The key clinical features of cancer cachexia are poor nutritional status, systemic inflammation, and reduced muscle mass. Clinical measures of these features, that is, serum albumin, neutrophil-to-lymphocyte ratio (NLR), C-reactive protein (CRP), and skeletal muscle index (SMI), are independently associated with poor outcome.13–16

Since cachexia has a complex pathophysiology and affects various organ systems, we wanted to develop a composite index that gives a better estimate of ongoing cachexia as opposed to using a single measure, like weight loss or BMI alone. In the present study, we have incorporated clinical measures of key clinical features of cachexia into a combined index called the cachexia index (CXI) and correlated it with the outcome in patients with advanced NSCLC.

Materials and Methods

Patients. All patients diagnosed with stage IV NSCLC at Louisiana State University Health Science Center between January 1, 2000, and June 30, 2011, were reviewed for this study. Patients were excluded if they had prior history of NSCLC presenting with relapse, prior history of another cancer in the preceding 5 years, and those with incomplete medical information or follow-up.

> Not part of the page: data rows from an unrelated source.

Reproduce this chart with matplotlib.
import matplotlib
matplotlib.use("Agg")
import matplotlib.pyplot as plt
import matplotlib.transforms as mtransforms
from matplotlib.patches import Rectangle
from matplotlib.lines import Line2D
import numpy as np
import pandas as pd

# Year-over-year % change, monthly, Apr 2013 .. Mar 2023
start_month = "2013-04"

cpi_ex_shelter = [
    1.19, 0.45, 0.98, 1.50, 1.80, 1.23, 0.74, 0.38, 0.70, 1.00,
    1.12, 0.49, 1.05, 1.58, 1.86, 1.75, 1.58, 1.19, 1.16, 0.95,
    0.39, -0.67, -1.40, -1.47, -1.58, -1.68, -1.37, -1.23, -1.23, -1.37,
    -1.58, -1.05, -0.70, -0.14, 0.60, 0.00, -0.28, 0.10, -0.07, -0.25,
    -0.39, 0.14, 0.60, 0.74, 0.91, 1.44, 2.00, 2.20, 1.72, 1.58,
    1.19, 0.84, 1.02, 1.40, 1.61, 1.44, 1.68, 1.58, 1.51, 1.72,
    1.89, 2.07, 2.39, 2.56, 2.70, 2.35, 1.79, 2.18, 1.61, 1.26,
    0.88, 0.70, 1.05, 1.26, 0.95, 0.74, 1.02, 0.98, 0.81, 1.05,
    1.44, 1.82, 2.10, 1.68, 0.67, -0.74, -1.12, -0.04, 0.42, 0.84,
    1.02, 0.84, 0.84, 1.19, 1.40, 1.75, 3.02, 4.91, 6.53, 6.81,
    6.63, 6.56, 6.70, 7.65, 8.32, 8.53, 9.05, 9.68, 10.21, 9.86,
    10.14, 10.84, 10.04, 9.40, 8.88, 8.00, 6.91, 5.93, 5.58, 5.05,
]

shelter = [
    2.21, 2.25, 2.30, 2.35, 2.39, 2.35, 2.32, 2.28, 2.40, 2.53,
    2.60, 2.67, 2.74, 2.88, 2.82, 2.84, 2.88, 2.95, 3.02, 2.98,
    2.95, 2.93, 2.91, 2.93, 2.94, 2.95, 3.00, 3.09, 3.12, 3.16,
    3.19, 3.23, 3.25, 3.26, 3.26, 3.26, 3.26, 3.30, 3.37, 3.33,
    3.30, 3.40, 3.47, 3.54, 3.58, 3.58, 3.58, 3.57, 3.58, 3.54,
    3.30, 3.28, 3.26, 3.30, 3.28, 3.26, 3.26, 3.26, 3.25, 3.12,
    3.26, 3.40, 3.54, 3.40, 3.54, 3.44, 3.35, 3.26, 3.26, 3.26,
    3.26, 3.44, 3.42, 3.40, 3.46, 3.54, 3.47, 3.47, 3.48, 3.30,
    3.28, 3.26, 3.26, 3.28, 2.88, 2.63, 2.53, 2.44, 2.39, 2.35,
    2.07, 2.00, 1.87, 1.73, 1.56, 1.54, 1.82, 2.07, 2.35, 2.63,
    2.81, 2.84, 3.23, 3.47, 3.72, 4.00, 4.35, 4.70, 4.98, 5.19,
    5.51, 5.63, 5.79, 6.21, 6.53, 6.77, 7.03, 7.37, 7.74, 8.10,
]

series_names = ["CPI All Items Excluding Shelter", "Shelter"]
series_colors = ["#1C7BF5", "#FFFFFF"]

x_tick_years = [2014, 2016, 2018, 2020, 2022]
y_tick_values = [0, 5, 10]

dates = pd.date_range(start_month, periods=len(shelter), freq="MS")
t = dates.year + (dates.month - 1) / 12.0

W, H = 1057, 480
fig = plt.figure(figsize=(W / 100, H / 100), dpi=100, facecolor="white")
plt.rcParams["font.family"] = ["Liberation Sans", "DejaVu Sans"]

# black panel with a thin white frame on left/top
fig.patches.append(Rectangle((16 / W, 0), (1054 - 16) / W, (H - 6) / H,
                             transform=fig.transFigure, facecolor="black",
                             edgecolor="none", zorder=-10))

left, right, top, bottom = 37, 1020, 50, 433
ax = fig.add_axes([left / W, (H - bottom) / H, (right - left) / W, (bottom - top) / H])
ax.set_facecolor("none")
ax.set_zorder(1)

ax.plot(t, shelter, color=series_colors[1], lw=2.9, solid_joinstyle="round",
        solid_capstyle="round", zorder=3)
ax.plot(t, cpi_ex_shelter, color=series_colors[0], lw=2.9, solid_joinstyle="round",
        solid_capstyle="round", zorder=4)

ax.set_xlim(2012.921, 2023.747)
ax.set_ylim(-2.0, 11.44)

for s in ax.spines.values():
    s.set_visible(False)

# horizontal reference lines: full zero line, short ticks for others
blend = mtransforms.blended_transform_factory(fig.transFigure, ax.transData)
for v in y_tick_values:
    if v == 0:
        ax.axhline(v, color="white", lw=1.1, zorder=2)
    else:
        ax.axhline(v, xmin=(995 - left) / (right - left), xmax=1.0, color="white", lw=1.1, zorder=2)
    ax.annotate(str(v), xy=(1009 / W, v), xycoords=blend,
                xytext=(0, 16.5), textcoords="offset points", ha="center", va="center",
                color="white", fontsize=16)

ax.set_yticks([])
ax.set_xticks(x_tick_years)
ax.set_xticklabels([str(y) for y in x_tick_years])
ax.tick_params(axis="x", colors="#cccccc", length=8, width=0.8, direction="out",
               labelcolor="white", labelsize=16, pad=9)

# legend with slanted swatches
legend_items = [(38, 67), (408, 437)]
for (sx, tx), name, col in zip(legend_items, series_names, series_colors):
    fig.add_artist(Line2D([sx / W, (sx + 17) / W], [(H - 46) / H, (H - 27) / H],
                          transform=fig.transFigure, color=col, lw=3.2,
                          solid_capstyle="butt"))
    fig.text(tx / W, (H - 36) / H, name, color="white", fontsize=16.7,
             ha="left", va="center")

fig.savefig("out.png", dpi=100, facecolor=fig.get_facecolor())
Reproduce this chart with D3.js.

Following data points were recorded from patient charts: height, weight, absolute neutrophil count, absolute lymphocyte count, and serum albumin either from the date of diagnosis or from the date closest to the diagnosis (within 2 weeks of diagnosis).

Date of progression and radiological response were recorded from charts as judged by the treating physician at that time. We recorded date of death from medical records or obtained it from tumor registry.

We defined progression-free survival (PFS) as the time period from the date of diagnosis to radiological progression, deterioration in PS making patient ineligible for further treatment, or death of the patient. Overall survival (OS) was defined as the time period from date of diagnosis to the date of death (or date of last contact if exact date of death was not available).

Skeletal muscle index. Abdominal computed tomography scan done within 1 month of diagnosis was reviewed to determine the skeletal muscle area (SMA) using MIPAV version 7.0 (Medical Image Processing, Analysis, and Visualization; National Institutes of Health) software at the lumbar spine (L3) level using axial images as described in the literature.15

Abdominal and paraspinal muscles were identified by using boundaries in Hounsfield units set to −29 to +150 and bordered.16,17 SMA was determined by two investigators who were blinded to the patient outcome. Interobserver variation was not calculated. SMI was calculated as SMA/height (m2).